>> START

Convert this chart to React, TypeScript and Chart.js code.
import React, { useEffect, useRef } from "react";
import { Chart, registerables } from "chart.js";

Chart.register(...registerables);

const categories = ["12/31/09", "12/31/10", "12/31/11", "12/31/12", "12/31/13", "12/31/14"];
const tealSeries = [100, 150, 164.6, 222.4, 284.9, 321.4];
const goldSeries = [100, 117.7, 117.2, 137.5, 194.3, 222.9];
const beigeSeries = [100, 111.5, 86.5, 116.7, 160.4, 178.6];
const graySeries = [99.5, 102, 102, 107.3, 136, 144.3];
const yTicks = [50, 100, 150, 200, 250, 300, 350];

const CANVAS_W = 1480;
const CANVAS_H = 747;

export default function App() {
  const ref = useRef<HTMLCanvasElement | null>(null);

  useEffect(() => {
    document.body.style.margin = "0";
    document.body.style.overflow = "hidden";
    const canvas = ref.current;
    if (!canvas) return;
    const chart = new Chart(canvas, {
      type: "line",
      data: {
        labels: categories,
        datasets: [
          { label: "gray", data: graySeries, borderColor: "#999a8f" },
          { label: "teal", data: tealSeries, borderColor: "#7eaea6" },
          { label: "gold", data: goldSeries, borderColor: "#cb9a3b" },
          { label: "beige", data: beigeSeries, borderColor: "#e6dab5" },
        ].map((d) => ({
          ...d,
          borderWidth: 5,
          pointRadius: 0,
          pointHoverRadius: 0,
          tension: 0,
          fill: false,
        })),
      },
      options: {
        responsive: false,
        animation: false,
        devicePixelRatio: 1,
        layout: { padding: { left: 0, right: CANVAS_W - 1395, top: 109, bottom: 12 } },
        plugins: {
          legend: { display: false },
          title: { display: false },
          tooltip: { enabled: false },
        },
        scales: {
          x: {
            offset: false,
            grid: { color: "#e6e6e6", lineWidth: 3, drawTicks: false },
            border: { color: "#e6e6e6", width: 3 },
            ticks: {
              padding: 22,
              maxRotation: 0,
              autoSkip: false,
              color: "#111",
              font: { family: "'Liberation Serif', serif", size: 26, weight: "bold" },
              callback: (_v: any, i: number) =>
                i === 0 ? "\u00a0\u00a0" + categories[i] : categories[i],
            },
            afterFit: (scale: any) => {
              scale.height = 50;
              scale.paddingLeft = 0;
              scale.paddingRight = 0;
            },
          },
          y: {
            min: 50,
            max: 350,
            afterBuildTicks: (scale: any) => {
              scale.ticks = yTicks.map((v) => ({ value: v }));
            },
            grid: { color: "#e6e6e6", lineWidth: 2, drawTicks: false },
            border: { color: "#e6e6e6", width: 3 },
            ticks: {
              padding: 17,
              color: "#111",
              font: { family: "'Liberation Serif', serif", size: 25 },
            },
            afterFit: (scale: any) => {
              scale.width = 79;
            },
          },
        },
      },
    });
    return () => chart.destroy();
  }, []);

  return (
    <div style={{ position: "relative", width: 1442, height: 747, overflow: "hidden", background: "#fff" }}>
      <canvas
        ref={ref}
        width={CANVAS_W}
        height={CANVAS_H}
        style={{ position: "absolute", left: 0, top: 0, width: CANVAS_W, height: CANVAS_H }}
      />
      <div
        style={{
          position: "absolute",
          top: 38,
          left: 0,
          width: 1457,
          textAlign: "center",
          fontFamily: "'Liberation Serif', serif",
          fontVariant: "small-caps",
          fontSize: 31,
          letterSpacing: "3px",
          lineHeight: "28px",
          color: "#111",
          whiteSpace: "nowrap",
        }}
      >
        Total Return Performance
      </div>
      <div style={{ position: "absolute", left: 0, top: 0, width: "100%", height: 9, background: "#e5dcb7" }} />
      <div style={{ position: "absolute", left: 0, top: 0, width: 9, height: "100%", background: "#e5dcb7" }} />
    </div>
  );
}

>> END
>> START

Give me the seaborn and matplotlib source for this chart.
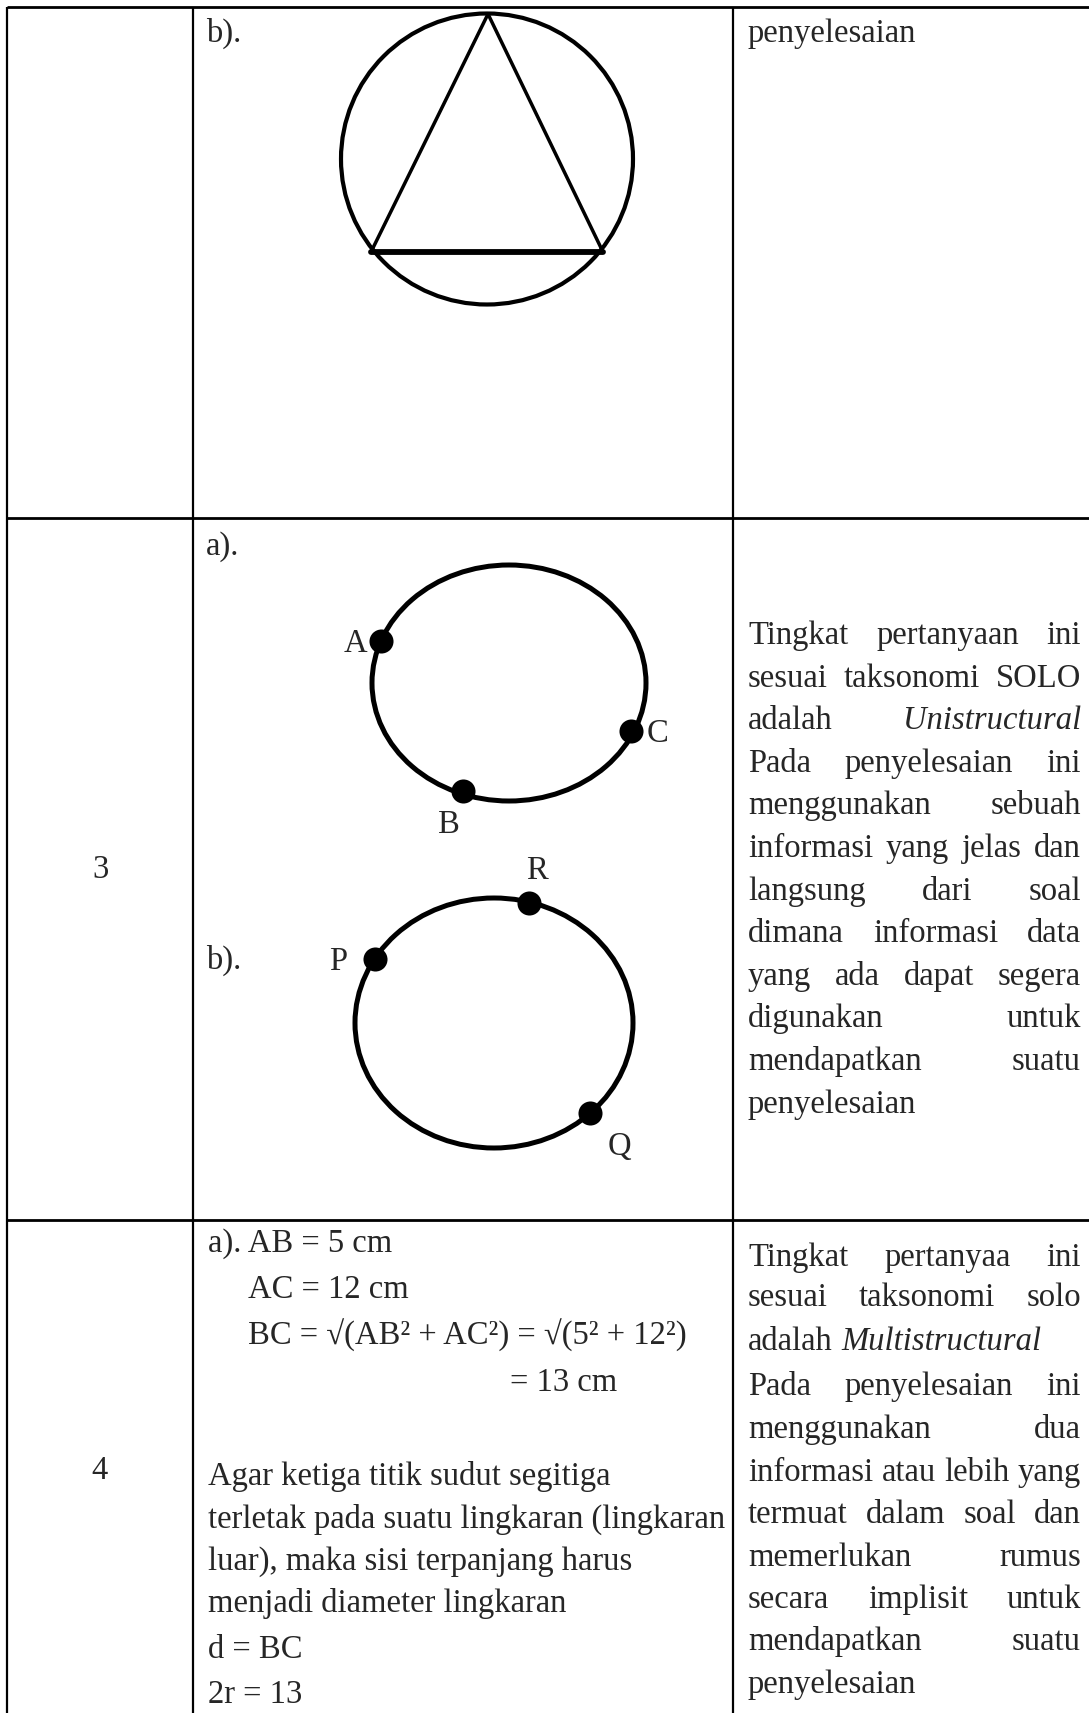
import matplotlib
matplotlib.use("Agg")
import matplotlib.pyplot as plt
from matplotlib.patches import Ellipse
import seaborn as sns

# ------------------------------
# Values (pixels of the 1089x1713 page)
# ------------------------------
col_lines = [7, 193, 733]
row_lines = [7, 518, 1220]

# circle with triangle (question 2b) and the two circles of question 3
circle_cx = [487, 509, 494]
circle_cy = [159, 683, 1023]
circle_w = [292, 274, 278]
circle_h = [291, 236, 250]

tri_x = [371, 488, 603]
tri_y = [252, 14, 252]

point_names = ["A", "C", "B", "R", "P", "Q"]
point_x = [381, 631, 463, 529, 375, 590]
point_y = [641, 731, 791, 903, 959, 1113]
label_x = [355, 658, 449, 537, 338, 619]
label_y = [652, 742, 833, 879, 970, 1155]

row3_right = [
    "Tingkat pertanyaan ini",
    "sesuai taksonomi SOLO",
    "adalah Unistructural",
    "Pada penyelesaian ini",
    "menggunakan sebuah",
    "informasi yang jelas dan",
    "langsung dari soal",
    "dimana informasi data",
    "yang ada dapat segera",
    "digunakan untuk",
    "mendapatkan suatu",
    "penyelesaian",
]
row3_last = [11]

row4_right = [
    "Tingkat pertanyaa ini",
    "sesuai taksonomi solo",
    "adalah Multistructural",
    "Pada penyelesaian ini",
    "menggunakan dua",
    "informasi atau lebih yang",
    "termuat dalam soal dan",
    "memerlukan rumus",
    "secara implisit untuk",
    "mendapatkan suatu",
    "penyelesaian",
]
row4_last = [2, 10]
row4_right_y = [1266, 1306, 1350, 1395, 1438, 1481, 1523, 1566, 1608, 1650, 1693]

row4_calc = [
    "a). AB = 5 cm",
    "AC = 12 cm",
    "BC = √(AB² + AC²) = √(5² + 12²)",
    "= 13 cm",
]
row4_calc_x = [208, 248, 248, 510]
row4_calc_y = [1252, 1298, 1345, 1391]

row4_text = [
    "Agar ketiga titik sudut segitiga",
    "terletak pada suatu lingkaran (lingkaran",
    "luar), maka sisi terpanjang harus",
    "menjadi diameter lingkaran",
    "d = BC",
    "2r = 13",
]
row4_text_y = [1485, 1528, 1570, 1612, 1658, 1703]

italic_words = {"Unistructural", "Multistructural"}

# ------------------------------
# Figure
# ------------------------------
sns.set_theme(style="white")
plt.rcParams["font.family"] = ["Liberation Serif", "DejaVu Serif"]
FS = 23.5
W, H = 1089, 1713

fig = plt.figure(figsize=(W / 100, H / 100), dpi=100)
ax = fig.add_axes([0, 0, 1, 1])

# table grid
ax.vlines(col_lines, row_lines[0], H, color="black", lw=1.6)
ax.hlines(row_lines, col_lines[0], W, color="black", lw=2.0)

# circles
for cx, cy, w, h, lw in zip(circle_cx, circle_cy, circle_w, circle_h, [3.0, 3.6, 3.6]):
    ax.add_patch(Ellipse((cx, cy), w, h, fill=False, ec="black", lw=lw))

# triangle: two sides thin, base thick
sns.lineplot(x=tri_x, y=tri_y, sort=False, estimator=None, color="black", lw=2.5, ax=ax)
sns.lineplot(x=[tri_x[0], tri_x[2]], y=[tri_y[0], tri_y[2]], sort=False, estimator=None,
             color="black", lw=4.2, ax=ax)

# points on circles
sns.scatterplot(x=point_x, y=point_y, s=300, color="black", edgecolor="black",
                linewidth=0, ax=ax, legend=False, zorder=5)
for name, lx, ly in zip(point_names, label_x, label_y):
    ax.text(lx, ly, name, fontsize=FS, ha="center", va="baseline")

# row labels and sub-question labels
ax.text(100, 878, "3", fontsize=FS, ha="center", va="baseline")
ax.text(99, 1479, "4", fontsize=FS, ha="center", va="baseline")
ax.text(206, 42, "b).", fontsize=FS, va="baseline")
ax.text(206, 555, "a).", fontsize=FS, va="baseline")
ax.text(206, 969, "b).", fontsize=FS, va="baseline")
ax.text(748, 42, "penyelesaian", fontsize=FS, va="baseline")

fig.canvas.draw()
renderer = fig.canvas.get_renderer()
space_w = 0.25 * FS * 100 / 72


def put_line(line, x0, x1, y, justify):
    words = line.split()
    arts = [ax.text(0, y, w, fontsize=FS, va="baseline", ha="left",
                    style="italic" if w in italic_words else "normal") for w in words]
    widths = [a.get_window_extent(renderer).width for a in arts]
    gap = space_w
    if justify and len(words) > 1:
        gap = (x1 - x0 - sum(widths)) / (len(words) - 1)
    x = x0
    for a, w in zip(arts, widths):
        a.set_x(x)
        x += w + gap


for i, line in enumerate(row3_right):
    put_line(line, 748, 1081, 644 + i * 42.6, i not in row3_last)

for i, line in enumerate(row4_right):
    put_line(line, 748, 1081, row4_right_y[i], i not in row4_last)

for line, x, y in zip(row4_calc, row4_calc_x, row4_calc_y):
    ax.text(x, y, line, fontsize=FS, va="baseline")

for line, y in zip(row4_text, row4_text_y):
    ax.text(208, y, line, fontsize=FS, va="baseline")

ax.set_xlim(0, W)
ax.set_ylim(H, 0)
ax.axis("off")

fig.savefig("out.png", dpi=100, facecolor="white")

>> END
>> START

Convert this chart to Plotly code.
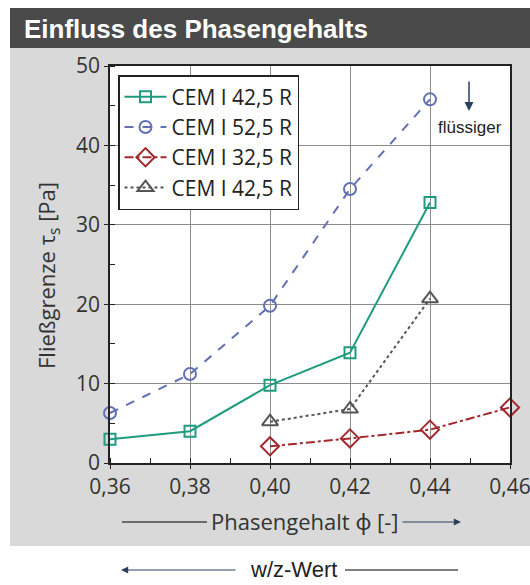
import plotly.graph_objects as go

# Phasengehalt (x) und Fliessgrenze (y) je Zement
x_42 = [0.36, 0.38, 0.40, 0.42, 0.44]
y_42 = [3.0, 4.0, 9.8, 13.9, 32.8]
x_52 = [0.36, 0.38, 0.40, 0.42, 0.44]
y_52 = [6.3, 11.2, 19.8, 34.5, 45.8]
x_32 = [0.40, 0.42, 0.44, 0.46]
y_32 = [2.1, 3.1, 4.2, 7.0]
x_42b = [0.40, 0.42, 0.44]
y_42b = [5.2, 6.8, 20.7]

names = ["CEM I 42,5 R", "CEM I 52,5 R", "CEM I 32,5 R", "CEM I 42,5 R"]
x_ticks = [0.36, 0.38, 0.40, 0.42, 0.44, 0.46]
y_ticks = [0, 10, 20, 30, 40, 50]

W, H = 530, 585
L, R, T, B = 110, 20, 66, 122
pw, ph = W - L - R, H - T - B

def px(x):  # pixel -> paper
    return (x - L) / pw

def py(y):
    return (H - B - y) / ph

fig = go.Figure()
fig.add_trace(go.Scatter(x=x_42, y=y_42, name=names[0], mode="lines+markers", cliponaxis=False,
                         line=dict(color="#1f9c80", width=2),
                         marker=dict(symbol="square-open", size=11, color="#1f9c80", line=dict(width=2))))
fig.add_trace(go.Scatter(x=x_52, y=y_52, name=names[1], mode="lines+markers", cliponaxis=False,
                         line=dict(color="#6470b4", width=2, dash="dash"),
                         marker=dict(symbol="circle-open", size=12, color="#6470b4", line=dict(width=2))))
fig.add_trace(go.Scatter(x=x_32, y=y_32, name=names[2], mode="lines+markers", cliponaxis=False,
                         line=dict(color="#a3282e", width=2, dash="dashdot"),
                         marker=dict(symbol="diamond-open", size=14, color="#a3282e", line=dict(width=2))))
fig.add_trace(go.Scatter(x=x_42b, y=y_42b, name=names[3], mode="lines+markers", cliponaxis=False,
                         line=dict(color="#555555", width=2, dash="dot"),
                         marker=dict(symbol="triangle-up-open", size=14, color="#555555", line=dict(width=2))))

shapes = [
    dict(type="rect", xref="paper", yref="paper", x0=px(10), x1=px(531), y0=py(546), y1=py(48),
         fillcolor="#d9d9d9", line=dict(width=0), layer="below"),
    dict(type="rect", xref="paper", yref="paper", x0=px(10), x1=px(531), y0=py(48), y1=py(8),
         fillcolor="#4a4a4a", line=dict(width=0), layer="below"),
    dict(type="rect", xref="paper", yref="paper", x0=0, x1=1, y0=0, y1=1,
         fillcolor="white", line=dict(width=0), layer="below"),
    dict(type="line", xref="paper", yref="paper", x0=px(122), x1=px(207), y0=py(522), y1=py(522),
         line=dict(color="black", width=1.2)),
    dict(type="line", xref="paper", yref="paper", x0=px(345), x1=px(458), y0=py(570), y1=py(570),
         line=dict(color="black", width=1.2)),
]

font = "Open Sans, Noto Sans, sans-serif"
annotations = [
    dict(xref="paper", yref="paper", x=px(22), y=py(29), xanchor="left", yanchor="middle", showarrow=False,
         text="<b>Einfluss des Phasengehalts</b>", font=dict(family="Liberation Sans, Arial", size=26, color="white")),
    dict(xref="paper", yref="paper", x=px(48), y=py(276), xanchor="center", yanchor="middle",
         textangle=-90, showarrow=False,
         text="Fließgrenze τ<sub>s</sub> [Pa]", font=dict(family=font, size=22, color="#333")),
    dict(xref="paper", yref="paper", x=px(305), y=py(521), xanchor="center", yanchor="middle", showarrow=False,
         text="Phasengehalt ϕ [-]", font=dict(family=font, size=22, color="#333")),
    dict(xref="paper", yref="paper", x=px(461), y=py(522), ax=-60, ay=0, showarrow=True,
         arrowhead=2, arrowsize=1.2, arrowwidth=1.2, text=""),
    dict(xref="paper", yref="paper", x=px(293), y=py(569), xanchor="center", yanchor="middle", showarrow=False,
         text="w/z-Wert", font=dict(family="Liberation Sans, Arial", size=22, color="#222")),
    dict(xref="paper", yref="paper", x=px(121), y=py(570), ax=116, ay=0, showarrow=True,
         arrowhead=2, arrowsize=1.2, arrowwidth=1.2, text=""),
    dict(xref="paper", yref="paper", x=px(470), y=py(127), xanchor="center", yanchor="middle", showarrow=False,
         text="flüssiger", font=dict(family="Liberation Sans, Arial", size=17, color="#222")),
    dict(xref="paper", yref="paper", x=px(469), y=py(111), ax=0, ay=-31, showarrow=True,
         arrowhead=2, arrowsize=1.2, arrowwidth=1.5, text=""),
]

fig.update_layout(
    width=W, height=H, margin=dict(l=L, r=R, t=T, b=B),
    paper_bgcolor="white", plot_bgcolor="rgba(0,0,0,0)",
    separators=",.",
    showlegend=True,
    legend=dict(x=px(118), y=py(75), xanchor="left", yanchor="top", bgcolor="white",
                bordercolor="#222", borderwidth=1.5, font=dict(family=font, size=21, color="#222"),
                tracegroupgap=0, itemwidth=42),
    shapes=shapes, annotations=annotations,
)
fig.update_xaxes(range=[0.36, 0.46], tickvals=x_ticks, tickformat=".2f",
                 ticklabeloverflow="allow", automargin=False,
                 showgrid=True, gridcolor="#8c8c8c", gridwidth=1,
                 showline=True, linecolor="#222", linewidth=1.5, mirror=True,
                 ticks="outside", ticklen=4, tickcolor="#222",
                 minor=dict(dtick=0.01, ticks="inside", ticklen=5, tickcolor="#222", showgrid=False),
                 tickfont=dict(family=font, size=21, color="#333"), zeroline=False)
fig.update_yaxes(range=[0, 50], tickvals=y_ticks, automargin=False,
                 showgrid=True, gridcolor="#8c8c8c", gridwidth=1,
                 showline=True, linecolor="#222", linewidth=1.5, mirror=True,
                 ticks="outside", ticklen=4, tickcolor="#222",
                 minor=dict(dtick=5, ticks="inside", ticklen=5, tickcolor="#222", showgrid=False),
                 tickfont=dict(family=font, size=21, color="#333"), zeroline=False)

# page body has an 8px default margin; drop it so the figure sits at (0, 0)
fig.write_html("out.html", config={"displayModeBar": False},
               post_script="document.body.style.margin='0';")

>> END

[Goal]: Retype, word for word, only the lines from the one containing "Convert this chart to Plotly code." through the one containing "y_42b = [5.2, 6.8, 20.7]", both included, and leave out any pictures.

[Problem solution]:
Convert this chart to Plotly code.
import plotly.graph_objects as go

# Phasengehalt (x) und Fliessgrenze (y) je Zement
x_42 = [0.36, 0.38, 0.40, 0.42, 0.44]
y_42 = [3.0, 4.0, 9.8, 13.9, 32.8]
x_52 = [0.36, 0.38, 0.40, 0.42, 0.44]
y_52 = [6.3, 11.2, 19.8, 34.5, 45.8]
x_32 = [0.40, 0.42, 0.44, 0.46]
y_32 = [2.1, 3.1, 4.2, 7.0]
x_42b = [0.40, 0.42, 0.44]
y_42b = [5.2, 6.8, 20.7]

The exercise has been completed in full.